— What to produce —
Lines that include the word "matplotlib" are the ones to copy.

— Listing —
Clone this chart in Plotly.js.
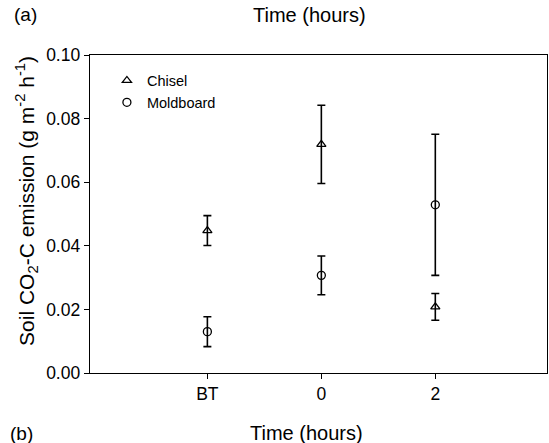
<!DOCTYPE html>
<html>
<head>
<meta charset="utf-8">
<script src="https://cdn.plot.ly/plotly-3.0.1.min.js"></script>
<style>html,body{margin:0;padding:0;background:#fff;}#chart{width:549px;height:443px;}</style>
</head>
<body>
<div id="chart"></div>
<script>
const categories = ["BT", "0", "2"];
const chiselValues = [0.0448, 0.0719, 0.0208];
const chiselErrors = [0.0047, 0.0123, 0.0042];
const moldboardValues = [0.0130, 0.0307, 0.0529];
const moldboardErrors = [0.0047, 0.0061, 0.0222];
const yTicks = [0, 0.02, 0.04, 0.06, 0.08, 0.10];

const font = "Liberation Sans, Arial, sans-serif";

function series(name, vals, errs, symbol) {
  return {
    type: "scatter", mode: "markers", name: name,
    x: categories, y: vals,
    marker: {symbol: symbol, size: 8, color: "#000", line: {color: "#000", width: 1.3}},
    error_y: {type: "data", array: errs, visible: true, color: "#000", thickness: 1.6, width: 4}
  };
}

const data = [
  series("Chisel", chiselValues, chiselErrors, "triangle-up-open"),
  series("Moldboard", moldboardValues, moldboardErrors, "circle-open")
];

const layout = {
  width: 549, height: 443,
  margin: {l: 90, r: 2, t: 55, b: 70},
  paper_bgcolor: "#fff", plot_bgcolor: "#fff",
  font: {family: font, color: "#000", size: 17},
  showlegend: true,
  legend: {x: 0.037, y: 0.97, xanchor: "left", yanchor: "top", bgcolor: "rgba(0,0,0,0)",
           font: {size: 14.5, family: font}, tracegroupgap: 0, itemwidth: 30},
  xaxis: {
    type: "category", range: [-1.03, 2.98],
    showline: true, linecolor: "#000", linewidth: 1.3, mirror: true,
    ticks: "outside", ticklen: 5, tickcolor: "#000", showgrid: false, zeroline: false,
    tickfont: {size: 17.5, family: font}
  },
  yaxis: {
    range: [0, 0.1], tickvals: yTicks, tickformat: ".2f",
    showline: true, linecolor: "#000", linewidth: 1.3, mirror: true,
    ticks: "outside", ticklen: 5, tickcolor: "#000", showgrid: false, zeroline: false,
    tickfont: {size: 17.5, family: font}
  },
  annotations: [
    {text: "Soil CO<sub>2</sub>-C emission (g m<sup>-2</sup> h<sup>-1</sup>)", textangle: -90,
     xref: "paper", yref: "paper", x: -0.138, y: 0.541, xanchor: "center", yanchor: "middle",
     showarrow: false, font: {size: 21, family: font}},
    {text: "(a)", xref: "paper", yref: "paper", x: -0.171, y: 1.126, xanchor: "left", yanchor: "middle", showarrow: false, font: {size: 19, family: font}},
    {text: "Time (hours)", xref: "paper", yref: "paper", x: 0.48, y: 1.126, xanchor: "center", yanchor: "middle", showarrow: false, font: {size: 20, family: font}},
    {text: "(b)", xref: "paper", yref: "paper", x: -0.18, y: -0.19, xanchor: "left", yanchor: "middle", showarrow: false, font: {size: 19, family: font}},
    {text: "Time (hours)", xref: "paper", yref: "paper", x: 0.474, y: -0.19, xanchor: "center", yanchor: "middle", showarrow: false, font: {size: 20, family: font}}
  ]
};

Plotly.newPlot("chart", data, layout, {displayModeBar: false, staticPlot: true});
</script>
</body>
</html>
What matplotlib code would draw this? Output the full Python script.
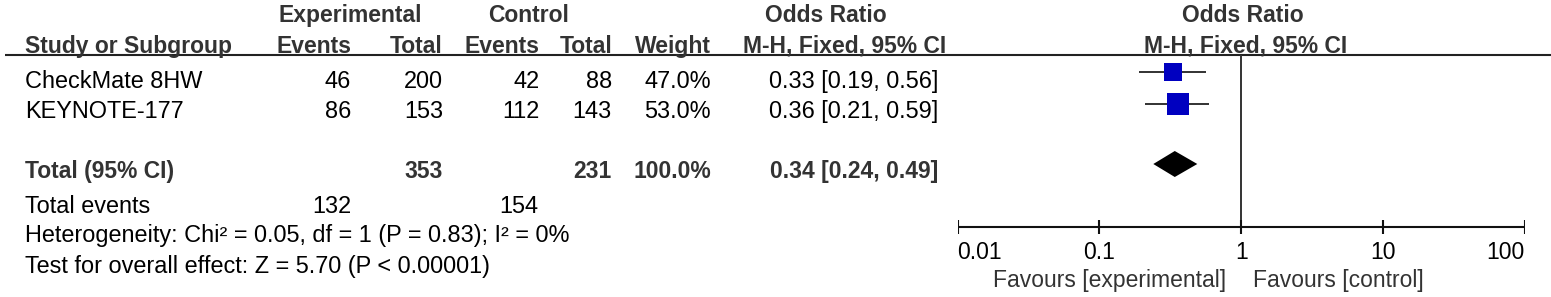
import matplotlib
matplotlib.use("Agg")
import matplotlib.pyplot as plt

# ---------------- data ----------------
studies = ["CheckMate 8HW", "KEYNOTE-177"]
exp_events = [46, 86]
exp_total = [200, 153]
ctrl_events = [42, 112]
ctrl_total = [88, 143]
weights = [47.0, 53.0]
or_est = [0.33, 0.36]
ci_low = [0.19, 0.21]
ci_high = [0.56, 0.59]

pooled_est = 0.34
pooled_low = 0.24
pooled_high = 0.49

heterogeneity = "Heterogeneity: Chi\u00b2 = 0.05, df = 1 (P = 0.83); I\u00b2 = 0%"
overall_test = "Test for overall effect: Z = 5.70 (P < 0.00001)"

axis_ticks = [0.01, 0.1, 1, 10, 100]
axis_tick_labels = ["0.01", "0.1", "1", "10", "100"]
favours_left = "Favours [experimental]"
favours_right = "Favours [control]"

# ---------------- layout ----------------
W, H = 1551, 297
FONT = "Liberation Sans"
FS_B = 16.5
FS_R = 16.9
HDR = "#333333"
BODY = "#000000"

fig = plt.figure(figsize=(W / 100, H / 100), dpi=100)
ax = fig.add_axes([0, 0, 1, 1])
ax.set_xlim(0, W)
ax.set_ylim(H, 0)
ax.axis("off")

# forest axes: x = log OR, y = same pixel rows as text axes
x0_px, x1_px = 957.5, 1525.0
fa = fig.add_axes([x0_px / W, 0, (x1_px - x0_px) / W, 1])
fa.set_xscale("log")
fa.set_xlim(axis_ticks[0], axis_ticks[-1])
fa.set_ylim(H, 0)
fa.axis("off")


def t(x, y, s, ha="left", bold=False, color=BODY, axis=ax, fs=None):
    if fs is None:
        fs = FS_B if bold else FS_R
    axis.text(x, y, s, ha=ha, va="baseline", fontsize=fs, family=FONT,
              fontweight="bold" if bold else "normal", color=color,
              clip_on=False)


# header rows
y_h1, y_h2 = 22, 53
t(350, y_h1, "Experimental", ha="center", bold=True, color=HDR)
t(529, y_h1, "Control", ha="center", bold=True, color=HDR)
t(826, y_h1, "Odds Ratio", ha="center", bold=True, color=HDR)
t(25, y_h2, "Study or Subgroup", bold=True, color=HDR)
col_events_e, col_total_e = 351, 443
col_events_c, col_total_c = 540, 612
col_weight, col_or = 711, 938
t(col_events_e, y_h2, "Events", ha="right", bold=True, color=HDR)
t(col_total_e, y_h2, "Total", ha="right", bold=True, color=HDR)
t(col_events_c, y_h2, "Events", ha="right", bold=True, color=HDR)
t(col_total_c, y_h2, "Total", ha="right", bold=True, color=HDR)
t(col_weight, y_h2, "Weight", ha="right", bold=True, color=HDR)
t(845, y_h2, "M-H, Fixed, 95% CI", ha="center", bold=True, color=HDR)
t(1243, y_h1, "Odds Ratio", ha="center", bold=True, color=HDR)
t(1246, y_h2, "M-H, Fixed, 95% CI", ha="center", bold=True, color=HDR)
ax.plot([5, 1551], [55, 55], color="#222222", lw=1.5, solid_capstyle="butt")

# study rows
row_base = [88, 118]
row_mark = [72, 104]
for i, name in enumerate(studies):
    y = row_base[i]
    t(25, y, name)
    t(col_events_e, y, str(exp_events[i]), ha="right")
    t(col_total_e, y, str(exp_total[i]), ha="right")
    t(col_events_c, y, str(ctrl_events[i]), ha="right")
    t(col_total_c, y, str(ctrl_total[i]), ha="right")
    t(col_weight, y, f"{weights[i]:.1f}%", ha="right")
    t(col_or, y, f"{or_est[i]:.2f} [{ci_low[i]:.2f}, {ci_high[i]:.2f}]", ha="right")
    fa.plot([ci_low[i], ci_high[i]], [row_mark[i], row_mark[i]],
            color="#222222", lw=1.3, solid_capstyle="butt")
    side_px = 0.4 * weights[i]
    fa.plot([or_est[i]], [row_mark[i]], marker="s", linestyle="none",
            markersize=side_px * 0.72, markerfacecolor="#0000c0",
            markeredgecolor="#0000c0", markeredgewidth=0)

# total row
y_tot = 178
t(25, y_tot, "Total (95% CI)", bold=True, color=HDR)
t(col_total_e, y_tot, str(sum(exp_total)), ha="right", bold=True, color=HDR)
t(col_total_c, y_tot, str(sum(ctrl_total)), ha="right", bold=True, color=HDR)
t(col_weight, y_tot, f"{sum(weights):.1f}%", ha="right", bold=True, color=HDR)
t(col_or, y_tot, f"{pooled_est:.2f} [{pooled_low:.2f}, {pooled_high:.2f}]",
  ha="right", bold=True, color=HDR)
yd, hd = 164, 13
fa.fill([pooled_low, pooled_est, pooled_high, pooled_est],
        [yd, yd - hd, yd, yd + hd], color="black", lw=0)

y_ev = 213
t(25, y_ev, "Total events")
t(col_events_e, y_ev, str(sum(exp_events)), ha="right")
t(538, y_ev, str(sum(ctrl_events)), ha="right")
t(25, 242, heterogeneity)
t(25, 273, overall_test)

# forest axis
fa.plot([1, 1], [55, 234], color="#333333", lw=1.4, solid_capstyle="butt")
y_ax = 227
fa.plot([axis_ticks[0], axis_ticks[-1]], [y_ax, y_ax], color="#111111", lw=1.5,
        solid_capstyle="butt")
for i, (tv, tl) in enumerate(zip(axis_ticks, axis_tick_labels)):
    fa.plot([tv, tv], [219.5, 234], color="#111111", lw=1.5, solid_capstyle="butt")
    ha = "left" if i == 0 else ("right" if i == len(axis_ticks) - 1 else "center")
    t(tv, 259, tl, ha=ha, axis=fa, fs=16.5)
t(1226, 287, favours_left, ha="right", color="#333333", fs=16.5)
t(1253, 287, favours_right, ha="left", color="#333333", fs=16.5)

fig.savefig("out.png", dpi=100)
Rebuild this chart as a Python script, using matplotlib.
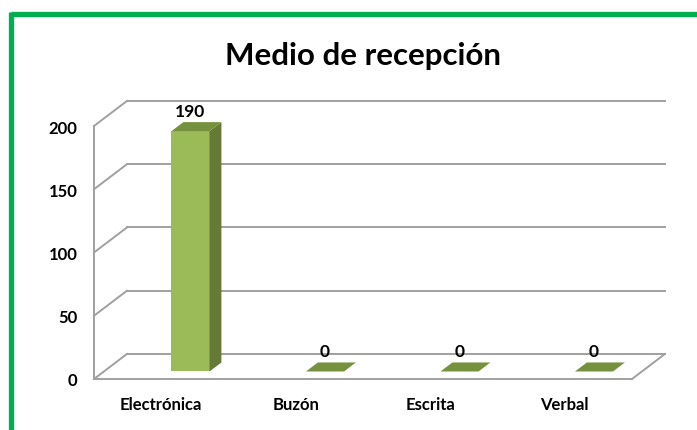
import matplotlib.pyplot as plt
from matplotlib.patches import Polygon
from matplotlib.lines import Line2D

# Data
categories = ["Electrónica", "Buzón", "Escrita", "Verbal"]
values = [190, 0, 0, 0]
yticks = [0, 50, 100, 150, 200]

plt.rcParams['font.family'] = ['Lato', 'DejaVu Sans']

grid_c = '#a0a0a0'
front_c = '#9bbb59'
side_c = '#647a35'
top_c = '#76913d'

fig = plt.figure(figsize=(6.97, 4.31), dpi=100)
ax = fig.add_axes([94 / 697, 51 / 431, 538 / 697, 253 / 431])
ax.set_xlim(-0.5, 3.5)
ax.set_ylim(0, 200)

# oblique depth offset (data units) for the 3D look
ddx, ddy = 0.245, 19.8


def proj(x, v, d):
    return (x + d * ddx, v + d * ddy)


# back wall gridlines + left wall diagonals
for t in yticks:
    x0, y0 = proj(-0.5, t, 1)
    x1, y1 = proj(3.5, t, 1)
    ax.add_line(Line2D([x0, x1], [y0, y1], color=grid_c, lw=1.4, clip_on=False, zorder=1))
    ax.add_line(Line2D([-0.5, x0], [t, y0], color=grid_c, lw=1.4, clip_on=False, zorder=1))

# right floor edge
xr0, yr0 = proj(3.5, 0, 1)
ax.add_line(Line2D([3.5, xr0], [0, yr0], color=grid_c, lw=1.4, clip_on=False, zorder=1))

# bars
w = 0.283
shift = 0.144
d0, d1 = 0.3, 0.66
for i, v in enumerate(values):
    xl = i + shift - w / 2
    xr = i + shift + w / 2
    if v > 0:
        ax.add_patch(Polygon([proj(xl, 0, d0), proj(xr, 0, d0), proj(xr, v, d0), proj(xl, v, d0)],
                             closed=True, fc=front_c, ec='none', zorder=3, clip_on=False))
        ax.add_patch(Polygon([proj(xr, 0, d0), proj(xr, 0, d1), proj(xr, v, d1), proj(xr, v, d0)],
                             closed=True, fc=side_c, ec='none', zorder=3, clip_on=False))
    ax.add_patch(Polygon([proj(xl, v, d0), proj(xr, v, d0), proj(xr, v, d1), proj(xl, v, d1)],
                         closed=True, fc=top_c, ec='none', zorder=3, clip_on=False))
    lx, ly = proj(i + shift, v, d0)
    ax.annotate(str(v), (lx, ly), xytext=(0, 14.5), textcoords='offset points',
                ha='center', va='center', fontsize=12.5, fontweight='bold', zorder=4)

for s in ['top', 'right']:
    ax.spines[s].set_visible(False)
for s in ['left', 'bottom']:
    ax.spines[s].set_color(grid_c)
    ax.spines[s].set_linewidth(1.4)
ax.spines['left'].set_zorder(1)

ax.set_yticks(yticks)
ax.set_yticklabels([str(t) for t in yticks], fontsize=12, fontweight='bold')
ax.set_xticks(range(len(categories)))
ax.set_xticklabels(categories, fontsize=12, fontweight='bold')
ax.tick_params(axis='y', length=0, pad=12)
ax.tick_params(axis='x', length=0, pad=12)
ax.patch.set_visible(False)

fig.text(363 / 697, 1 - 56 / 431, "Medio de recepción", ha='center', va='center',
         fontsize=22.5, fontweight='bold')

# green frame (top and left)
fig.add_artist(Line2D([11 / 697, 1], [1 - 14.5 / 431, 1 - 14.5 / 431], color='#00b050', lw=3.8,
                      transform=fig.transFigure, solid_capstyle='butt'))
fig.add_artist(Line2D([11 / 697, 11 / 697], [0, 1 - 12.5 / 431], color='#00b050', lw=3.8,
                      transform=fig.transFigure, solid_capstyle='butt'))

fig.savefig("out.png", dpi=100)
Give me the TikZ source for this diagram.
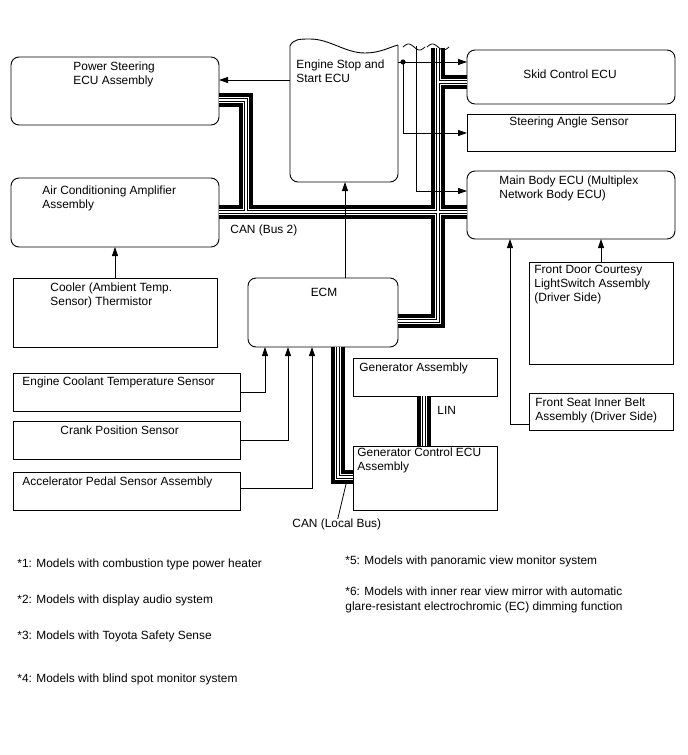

— Task answer —
What matplotlib code would draw this? Output the full Python script.
import matplotlib
matplotlib.use("Agg")
import matplotlib.pyplot as plt
Rebuild this chart as a Python script, using matplotlib.
import matplotlib.pyplot as plt
from matplotlib.patches import Polygon
from matplotlib.lines import Line2D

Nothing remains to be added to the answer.